We present simpler algorithms for two closely related morphing problems, both based on the barycentric interpolation paradigm introduced by Floater and Gotsman, which is in turn based on Floater's asymmetric extension of Tutte's classical spring-embedding theorem. First, we give a much simpler algorithm to construct piecewise-linear morphs between planar straight-line graphs. Specifically, given isomorphic straight-line drawings $\Gamma_0$ and $\Gamma_1$ of the same 3-connected planar graph $G$, with the same convex outer face, we construct a morph from $\Gamma_0$ to $\Gamma_1$ that consists of $O(n)$ unidirectional morphing steps, in $O(n^{1+\omega/2})$ time.

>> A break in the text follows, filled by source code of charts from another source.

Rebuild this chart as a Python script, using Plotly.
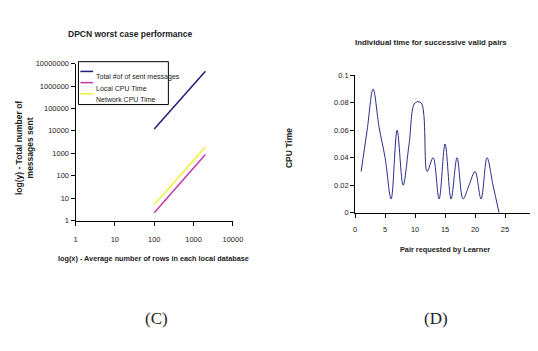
import plotly.graph_objects as go

W, H = 538, 351
FONT = "Liberation Sans, Arial, sans-serif"

# Panel C data
rows = [100, 200, 500, 1000, 2000]
total_msgs = [12000, 48000, 300000, 1200000, 4600000]
local_cpu = [2.2, 9, 55, 220, 880]
network_cpu = [5, 20, 125, 500, 1900]
c_xticks = [1, 10, 100, 1000, 10000]
c_yticks = [1, 10, 100, 1000, 10000, 100000, 1000000, 10000000]
series_names = ["Total #of of sent messages", "Local CPU Time", "Network CPU Time"]
series_colors = ["#1f1f78", "#c23aa8", "#f2f032"]

# Panel D data
pairs = list(range(1, 25))
cpu_time = [0.03, 0.06, 0.09, 0.062, 0.04, 0.01, 0.06, 0.02, 0.05, 0.08,
            0.08, 0.03, 0.04, 0.01, 0.05, 0.01, 0.04, 0.01, 0.02, 0.03,
            0.01, 0.04, 0.02, 0.0]
d_xticks = [0, 5, 10, 15, 20, 25, 30]
d_yticks = [0, 0.02, 0.04, 0.06, 0.08, 0.1]

fig = go.Figure()
for name, ys, col in zip(series_names, [total_msgs, local_cpu, network_cpu], series_colors):
    fig.add_trace(go.Scatter(x=rows, y=ys, mode="lines", name=name, showlegend=False,
                             line=dict(color=col, width=1.5), xaxis="x", yaxis="y"))
fig.add_trace(go.Scatter(x=pairs, y=cpu_time, mode="lines", showlegend=False,
                         line=dict(color="#2b2b8a", width=1, shape="spline", smoothing=1),
                         xaxis="x2", yaxis="y2"))

axcommon = dict(showgrid=False, zeroline=False, showline=True, linecolor="black", linewidth=1,
                ticks="outside", ticklen=4, tickcolor="black",
                tickfont=dict(family=FONT, size=7.5, color="#222"))

fig.update_layout(
    width=W, height=H, margin=dict(l=0, r=0, t=0, b=0),
    paper_bgcolor="white", plot_bgcolor="white", showlegend=False,
    xaxis=dict(type="log", range=[0, 4], domain=[67 / W, 228 / W], anchor="y",
               tickvals=c_xticks, ticktext=[str(v) for v in c_xticks],
               ticklabelstandoff=7, **axcommon),
    yaxis=dict(type="log", range=[0, 7], domain=[1 - 214 / H, 1 - 53 / H], anchor="x",
               tickvals=c_yticks, ticktext=[str(v) for v in c_yticks], **axcommon),
    xaxis2=dict(range=[0, 30], domain=[353 / W, 537 / W], anchor="y2",
                tickvals=d_xticks, ticktext=[str(v) for v in d_xticks],
                ticklabelstandoff=5, **axcommon),
    yaxis2=dict(range=[0, 0.1], domain=[1 - 206 / H, 1 - 65 / H], anchor="x2",
                tickvals=d_yticks, ticktext=["0", "0.02", "0.04", "0.06", "0.08", "0.1"], **axcommon),
)

def px(x, y):
    return x / W, 1 - y / H

def ann(text, x, y, size=9, bold=True, angle=0, family=FONT, xanchor="center"):
    t = f"<b>{text}</b>" if bold else text
    ax, ay = px(x, y)
    fig.add_annotation(text=t, x=ax, y=ay, xref="paper", yref="paper",
                       showarrow=False, textangle=angle, xanchor=xanchor,
                       font=dict(family=family, size=size, color="#222"))

# manual legend box for panel C
x0, y0 = px(70, 51)
x1, y1 = px(162, 95)
fig.add_shape(type="rect", xref="paper", yref="paper", x0=x0, y0=y1, x1=x1, y1=y0,
              line=dict(color="black", width=1), fillcolor="white", layer="above")
for i, (name, col) in enumerate(zip(series_names, series_colors)):
    yy = 61 + i * 11.5
    lx0, ly = px(72, yy)
    lx1, _ = px(85, yy)
    fig.add_shape(type="line", xref="paper", yref="paper", x0=lx0, x1=lx1, y0=ly, y1=ly,
                  line=dict(color=col, width=1.5), layer="above")
    ann(name, 86, yy, size=7, bold=False, xanchor="left")

ann("DPCN worst case performance", 123, 15, size=8.5)
ann("log(x) - Average number of rows in each local database", 147, 260, size=7.3)
ann("log(y) - Total number of<br>messages sent", 15, 140, size=8.5, angle=-90)
ann("Individual time for successive valid pairs", 431, 25, size=7.8)
ann("Pair requested by Learner", 445, 250, size=7.3)
ann("CPU Time", 286, 140, size=8.5, angle=-90)
ann("(C)", 150, 326, size=17, bold=False, family="Liberation Serif, Times New Roman, serif")
ann("(D)", 436, 326, size=17, bold=False, family="Liberation Serif, Times New Roman, serif")

fig.write_html("out.html")
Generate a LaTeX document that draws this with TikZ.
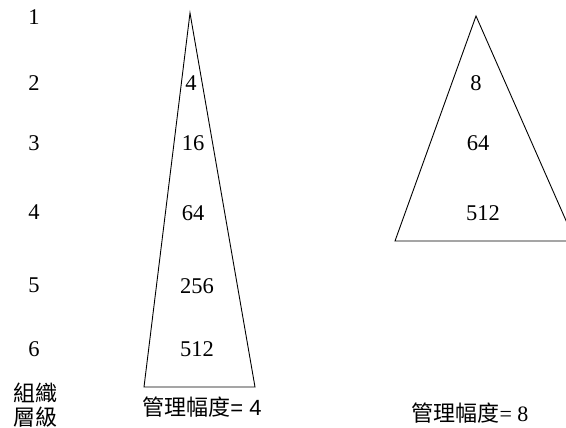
\documentclass[tikz,border=0pt]{standalone}
\usepackage{fontspec}
\setmainfont{Liberation Serif}
\newfontfamily\cjk{Noto Sans CJK TC}
\newfontfamily\arial{Liberation Sans}
\begin{document}
\begin{tikzpicture}[x=1pt,y=-1pt,
  num/.style={font=\fontsize{22.5}{24}\selectfont, inner sep=0pt, anchor=center},
  captext/.style={font=\cjk\fontsize{22}{24}\selectfont, inner sep=0pt, anchor=center, align=center},
  tri/.style={draw=black, line width=0.9pt, line join=miter}]
\useasboundingbox (0,0) rectangle (566,428);
\clip (0,0) rectangle (566,428);
% level numbers
\node[num] (l1) at (34,17) {1};
\node[num] (l2) at (34,83) {2};
\node[num] (l3) at (34,143) {3};
\node[num] (l4) at (34,212) {4};
\node[num] (l5) at (34,285) {5};
\node[num] (l6) at (34,349) {6};
\node[captext] (lvl) at (35,405) {組織\\層級};
% left triangle
\coordinate (la) at (190,13);
\coordinate (lb) at (144,387);
\coordinate (lc) at (255,387);
\draw[tri] (la) -- (lb) -- (lc) -- cycle;
\node[num] (a2) at (191,83) {4};
\node[num] (a3) at (193,143) {16};
\node[num] (a4) at (193,213) {64};
\node[num] (a5) at (197,286) {256};
\node[num] (a6) at (197,349) {512};
\node[captext] (sl) at (202,407) {管理幅度{\arial = 4}};
% right triangle
\coordinate (ra) at (476,16);
\coordinate (rb) at (395,241);
\coordinate (rc) at (575,241);
\draw[tri] (ra) -- (rb) -- (rc) -- cycle;
\node[num] (b2) at (476,83) {8};
\node[num] (b3) at (478,143) {64};
\node[num] (b4) at (483,213) {512};
\node[captext] (sr) at (470,413) {管理幅度{\rmfamily = 8}};
\end{tikzpicture}
\end{document}
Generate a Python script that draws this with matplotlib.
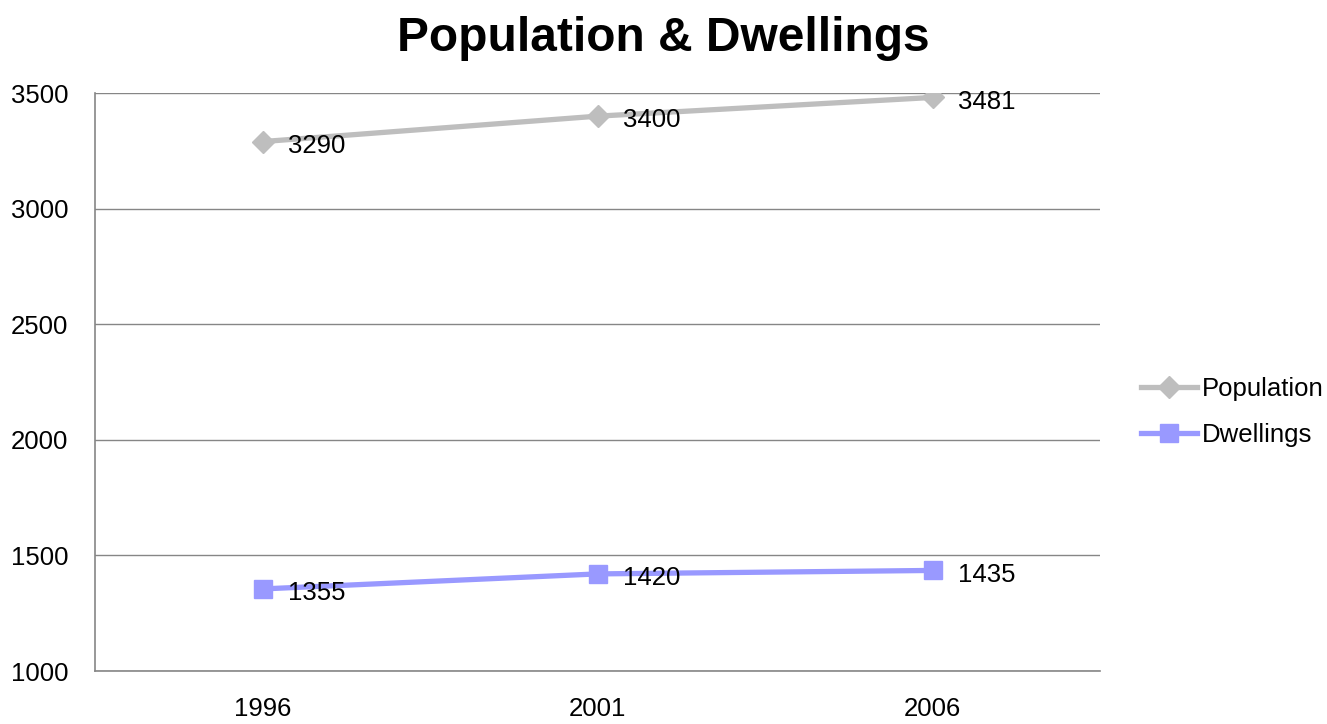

Our algorithm entirely avoids the classical edge-collapsing strategy dating back to Cairns; instead, in each morphing step, we interpolate the pair of weights associated with a single edge. Second, we describe a natural extension of barycentric interpolation to geodesic graphs on the flat torus. Barycentric interpolation cannot be applied directly in this setting, because the linear systems defining intermediate vertex positions are not necessarily solvable. We describe a simple scaling strategy that circumvents this issue. Computing the appropriate scaling requires $O(n^{\omega/2})$ time, after which we can can compute the drawing at any point in the morph in $O(n^{\omega/2})$ time. Our algorithm is considerably simpler than the recent algorithm of Chambers et al. (arXiv:2007.07927) and produces more natural morphs. Our techniques also yield a simple proof of a conjecture of Connelly et al. for geodesic torus triangulations.